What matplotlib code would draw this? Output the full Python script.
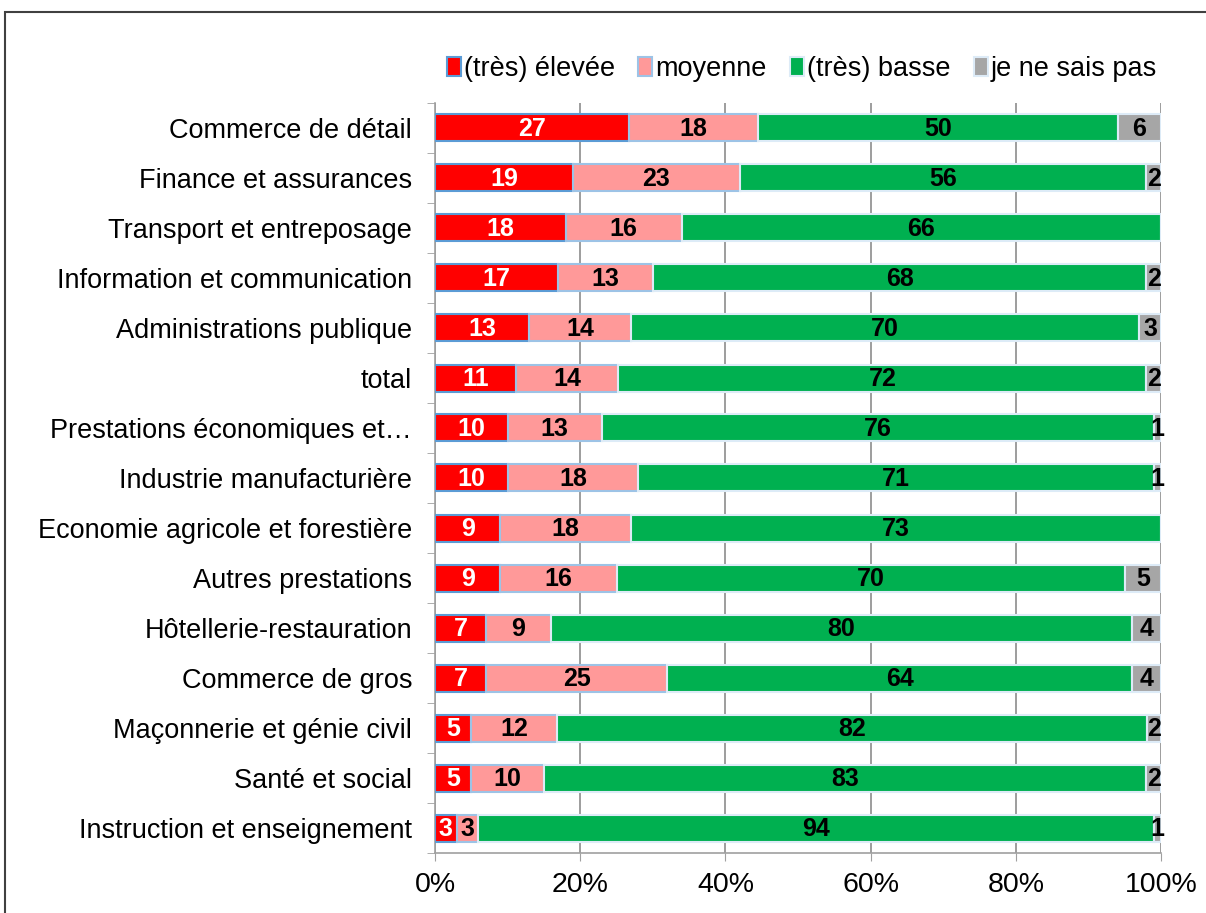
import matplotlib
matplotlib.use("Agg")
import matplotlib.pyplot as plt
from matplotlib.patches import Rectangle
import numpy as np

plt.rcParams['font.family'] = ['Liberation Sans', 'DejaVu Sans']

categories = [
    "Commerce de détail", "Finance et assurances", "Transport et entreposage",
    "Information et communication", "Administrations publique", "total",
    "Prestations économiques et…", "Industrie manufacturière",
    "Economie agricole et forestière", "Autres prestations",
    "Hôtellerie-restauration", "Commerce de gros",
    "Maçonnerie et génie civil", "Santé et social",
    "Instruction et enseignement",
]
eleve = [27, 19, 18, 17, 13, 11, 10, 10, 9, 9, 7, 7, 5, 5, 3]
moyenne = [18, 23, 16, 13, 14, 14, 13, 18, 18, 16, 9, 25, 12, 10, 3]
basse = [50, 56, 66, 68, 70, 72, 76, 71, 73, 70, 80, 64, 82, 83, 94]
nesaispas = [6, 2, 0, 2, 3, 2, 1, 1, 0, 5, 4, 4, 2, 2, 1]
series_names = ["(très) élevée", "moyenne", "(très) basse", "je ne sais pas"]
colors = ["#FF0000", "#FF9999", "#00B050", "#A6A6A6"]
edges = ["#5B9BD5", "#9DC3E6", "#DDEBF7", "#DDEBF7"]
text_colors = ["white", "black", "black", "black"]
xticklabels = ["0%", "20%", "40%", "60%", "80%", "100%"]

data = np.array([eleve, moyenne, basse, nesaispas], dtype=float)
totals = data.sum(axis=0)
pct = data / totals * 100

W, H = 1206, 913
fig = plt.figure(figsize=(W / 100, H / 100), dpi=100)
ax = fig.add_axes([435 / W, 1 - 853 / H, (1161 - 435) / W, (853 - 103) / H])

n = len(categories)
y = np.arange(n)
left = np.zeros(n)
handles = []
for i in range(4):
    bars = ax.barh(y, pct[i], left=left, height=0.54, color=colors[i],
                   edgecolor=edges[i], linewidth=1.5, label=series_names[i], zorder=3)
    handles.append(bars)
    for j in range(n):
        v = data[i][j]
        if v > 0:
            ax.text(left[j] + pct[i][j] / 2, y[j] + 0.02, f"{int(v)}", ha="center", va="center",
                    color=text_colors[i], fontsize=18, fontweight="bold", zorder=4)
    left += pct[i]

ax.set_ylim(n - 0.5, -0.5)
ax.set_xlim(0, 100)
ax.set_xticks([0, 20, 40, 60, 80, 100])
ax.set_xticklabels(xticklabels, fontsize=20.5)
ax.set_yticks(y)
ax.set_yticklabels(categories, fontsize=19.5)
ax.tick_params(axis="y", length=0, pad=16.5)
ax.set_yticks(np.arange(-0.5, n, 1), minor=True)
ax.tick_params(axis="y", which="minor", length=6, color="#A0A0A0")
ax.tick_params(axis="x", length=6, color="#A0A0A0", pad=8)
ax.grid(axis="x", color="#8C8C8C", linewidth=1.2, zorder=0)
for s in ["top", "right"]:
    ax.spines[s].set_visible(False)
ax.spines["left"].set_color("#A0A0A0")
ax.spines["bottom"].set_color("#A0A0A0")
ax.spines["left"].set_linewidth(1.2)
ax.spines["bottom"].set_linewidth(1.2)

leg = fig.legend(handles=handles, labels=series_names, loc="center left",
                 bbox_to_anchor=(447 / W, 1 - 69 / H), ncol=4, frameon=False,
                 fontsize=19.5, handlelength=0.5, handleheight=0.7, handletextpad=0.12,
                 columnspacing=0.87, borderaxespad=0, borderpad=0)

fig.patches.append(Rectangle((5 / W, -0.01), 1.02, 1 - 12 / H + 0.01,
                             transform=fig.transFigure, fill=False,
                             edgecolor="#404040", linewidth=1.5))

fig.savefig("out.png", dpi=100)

### Work to be completed:
Retype the whole listing exactly and leave the pictures out.

### Answer to this task:
What matplotlib code would draw this? Output the full Python script.
import matplotlib
matplotlib.use("Agg")
import matplotlib.pyplot as plt
from matplotlib.patches import Rectangle
import numpy as np

plt.rcParams['font.family'] = ['Liberation Sans', 'DejaVu Sans']

categories = [
    "Commerce de détail", "Finance et assurances", "Transport et entreposage",
    "Information et communication", "Administrations publique", "total",
    "Prestations économiques et…", "Industrie manufacturière",
    "Economie agricole et forestière", "Autres prestations",
    "Hôtellerie-restauration", "Commerce de gros",
    "Maçonnerie et génie civil", "Santé et social",
    "Instruction et enseignement",
]
eleve = [27, 19, 18, 17, 13, 11, 10, 10, 9, 9, 7, 7, 5, 5, 3]
moyenne = [18, 23, 16, 13, 14, 14, 13, 18, 18, 16, 9, 25, 12, 10, 3]
basse = [50, 56, 66, 68, 70, 72, 76, 71, 73, 70, 80, 64, 82, 83, 94]
nesaispas = [6, 2, 0, 2, 3, 2, 1, 1, 0, 5, 4, 4, 2, 2, 1]
series_names = ["(très) élevée", "moyenne", "(très) basse", "je ne sais pas"]
colors = ["#FF0000", "#FF9999", "#00B050", "#A6A6A6"]
edges = ["#5B9BD5", "#9DC3E6", "#DDEBF7", "#DDEBF7"]
text_colors = ["white", "black", "black", "black"]
xticklabels = ["0%", "20%", "40%", "60%", "80%", "100%"]

data = np.array([eleve, moyenne, basse, nesaispas], dtype=float)
totals = data.sum(axis=0)
pct = data / totals * 100

W, H = 1206, 913
fig = plt.figure(figsize=(W / 100, H / 100), dpi=100)
ax = fig.add_axes([435 / W, 1 - 853 / H, (1161 - 435) / W, (853 - 103) / H])

n = len(categories)
y = np.arange(n)
left = np.zeros(n)
handles = []
for i in range(4):
    bars = ax.barh(y, pct[i], left=left, height=0.54, color=colors[i],
                   edgecolor=edges[i], linewidth=1.5, label=series_names[i], zorder=3)
    handles.append(bars)
    for j in range(n):
        v = data[i][j]
        if v > 0:
            ax.text(left[j] + pct[i][j] / 2, y[j] + 0.02, f"{int(v)}", ha="center", va="center",
                    color=text_colors[i], fontsize=18, fontweight="bold", zorder=4)
    left += pct[i]

ax.set_ylim(n - 0.5, -0.5)
ax.set_xlim(0, 100)
ax.set_xticks([0, 20, 40, 60, 80, 100])
ax.set_xticklabels(xticklabels, fontsize=20.5)
ax.set_yticks(y)
ax.set_yticklabels(categories, fontsize=19.5)
ax.tick_params(axis="y", length=0, pad=16.5)
ax.set_yticks(np.arange(-0.5, n, 1), minor=True)
ax.tick_params(axis="y", which="minor", length=6, color="#A0A0A0")
ax.tick_params(axis="x", length=6, color="#A0A0A0", pad=8)
ax.grid(axis="x", color="#8C8C8C", linewidth=1.2, zorder=0)
for s in ["top", "right"]:
    ax.spines[s].set_visible(False)
ax.spines["left"].set_color("#A0A0A0")
ax.spines["bottom"].set_color("#A0A0A0")
ax.spines["left"].set_linewidth(1.2)
ax.spines["bottom"].set_linewidth(1.2)

leg = fig.legend(handles=handles, labels=series_names, loc="center left",
                 bbox_to_anchor=(447 / W, 1 - 69 / H), ncol=4, frameon=False,
                 fontsize=19.5, handlelength=0.5, handleheight=0.7, handletextpad=0.12,
                 columnspacing=0.87, borderaxespad=0, borderpad=0)

fig.patches.append(Rectangle((5 / W, -0.01), 1.02, 1 - 12 / H + 0.01,
                             transform=fig.transFigure, fill=False,
                             edgecolor="#404040", linewidth=1.5))

fig.savefig("out.png", dpi=100)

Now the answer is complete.